MOBILE, Ala. (AP) — An attorney for Alabama death row inmate Danny Joe Bradley, who was convicted of the 1983 rape and murder of his 12-year-old stepdaughter, has asked a federal appeals court to block his scheduled execution next week.
But prosecutors said the 48-year-old Bradley, of Piedmont in northeast Alabama, has exhausted his appeals and his execution by lethal injection, set for Feb. 12 at Holman prison near Atmore, should not be delayed.
It is the second of five executions scheduled in the first five months of this year, an unusual grouping for Alabama, which had no executions last year.
Bradley attorney Theodore A. Howard of Washington, D.C., said Tuesday by e-mail that the Atlanta-based 11th U.S. Circuit Court of Appeals was asked to stay the execution because the appeals court has not settled a DNA issue pending before it in Bradley's case.
DNA testing was not available when Bradley was tried, and the Alabama Supreme Court in 2001 granted him a stay of execution pending DNA testing of evidence.
It turned out that some critical evidence sought — rape kit swabs, slides from the autopsy and semen-stained clothing of the 12-year-old girl — had been lost, but bedding items were found. A federal judge in Birmingham in 2007 denied Bradley's suit over the missing evidence. Bradley appealed to the 11th Circuit, which has not yet ruled.

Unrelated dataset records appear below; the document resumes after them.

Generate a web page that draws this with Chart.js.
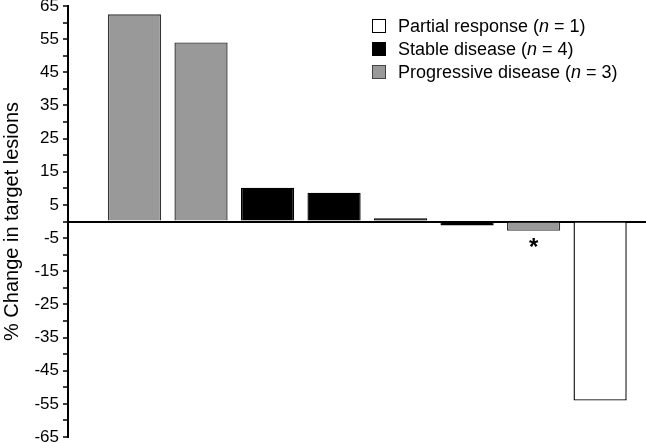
<!DOCTYPE html>
<html>
<head>
<meta charset="utf-8">
<script src="https://cdn.jsdelivr.net/npm/chart.js@4/dist/chart.umd.min.js"></script>
<style>
  body { margin: 0; background: #fff; font-family: "Liberation Sans", Arial, sans-serif; }
  #wrap { position: relative; width: 646px; height: 443px; }
  #legend { position: absolute; left: 372px; top: 15px; font-size: 18px; color: #000; }
  #legend div { height: 23px; line-height: 23px; white-space: nowrap; }
  #legend span.box { display: inline-block; width: 14px; height: 14px; box-sizing: border-box;
    border: 1px solid #000; vertical-align: -1px; margin-right: 12px; }
</style>
</head>
<body>
<div id="wrap">
  <canvas id="chart" width="646" height="443"></canvas>
  <div id="legend">
    <div><span class="box" style="background:#fff"></span>Partial response (<i>n</i> = 1)</div>
    <div><span class="box" style="background:#000"></span>Stable disease (<i>n</i> = 4)</div>
    <div><span class="box" style="background:#999;border-color:#444"></span>Progressive disease (<i>n</i> = 3)</div>
  </div>
</div>
<script>
// one bar per patient, ordered as in the waterfall
const patients = [1, 2, 3, 4, 5, 6, 7, 8];
const changes = [62.5, 54, 10.2, 8.7, 1.0, -1.2, -2.8, -54];
const responses = ['PD', 'PD', 'SD', 'SD', 'SD', 'SD', 'PD', 'PR'];
const markedPatients = [7];   // bars flagged with an asterisk

const fills = { PR: '#ffffff', SD: '#000000', PD: '#999999' };
const borders = { PR: '#000000', SD: '#000000', PD: '#333333' };

const asterisk = {
  id: 'asterisk',
  afterDatasetsDraw(chart) {
    const ctx = chart.ctx;
    const meta = chart.getDatasetMeta(0);
    ctx.save();
    ctx.fillStyle = '#000';
    ctx.font = 'bold 24px "Liberation Sans", Arial, sans-serif';
    ctx.textAlign = 'center';
    ctx.textBaseline = 'top';
    markedPatients.forEach(p => {
      const el = meta.data[patients.indexOf(p)];
      ctx.fillText('*', el.x, Math.max(el.base, el.y) + 6);
    });
    ctx.restore();
  }
};

new Chart(document.getElementById('chart'), {
  type: 'bar',
  data: {
    datasets: [{
      data: patients.map((p, i) => ({ x: p, y: changes[i] })),
      backgroundColor: responses.map(r => fills[r]),
      borderColor: responses.map(r => borders[r]),
      borderWidth: 1.4,
      barPercentage: 0.8,
      categoryPercentage: 1.0
    }]
  },
  options: {
    responsive: false,
    animation: false,
    layout: { padding: { top: 6, right: 0, bottom: 6, left: 0 } },
    plugins: { legend: { display: false }, tooltip: { enabled: false } },
    scales: {
      x: {
        type: 'linear', min: 0, max: 8.69, display: false, offset: false,
        ticks: { stepSize: 1 },
        afterBuildTicks(scale) { scale.ticks = scale.ticks.filter(t => Number.isInteger(t.value)); }
      },
      y: {
        min: -65, max: 65,
        afterFit(scale) {
          scale.width = 68;
          scale.paddingTop = 0;
          scale.paddingBottom = 0;
        },
        ticks: {
          stepSize: 5, autoSkip: false, padding: 4, color: '#000',
          font: { size: 17, family: '"Liberation Sans", Arial, sans-serif' },
          callback: v => (v % 10 !== 0 ? v : '')
        },
        grid: {
          color: c => (c.tick && c.tick.value === 0 ? '#000' : 'rgba(0,0,0,0)'),
          lineWidth: 2, tickColor: '#000', tickLength: 5, tickWidth: 1.5
        },
        border: { color: '#000', width: 2 },
        title: {
          display: true, text: '% Change in target lesions', color: '#000',
          font: { size: 20, family: '"Liberation Sans", Arial, sans-serif' }, padding: 0
        }
      }
    }
  },
  plugins: [asterisk]
});
</script>
</body>
</html>
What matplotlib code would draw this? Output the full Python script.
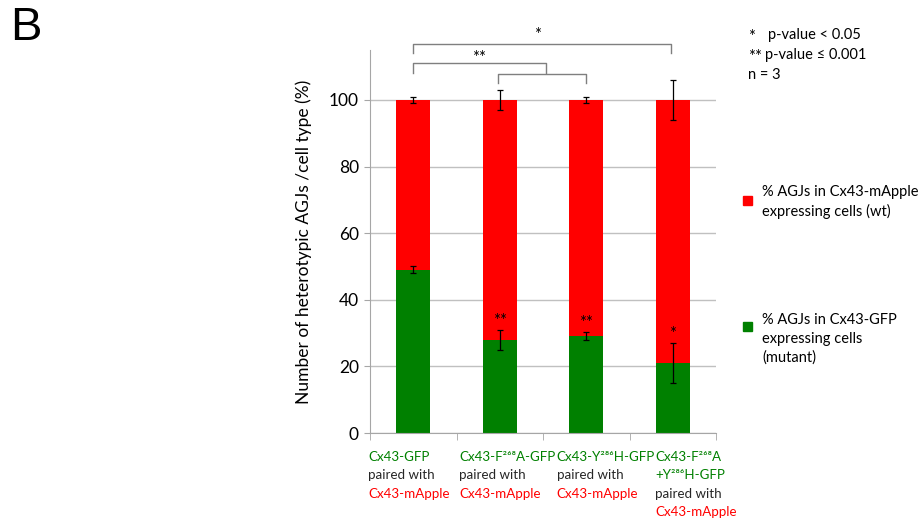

Assistant Attorney General Clay Crenshaw, Alabama's capital litigation chief, has urged the 11th Circuit not to delay the execution. In a recent filing with the appeals court, he said that bedding items, which were kept as evidence, were DNA-tested, establishing Bradley's guilt without a doubt.
It was unclear Tuesday when the appeals court might rule on the stay request.
The stay Bradley received in 2001 came one week before he was to die.
His conviction was in the Jan. 24, 1983, killing of his stepdaughter, Rhonda Hardin. Bradley was caring for the girl and her younger brother, Gary "Bubba" Hardin, when she was raped, sodomized and strangled after her brother went to sleep. The children's mother was in the hospital.
Rhonda's body was found the next morning in some woods less than a mile from Bradley's apartment. Her brother later testified in the Calhoun County trial that Bradley had frequently rendered the children unconscious by squeezing their necks.
In Alabama's most recent execution, 62-year-old James Harvey Callahan, also of Calhoun County, was given a lethal injection last month for the 1982 kidnapping, rape and killing of a Jacksonville woman.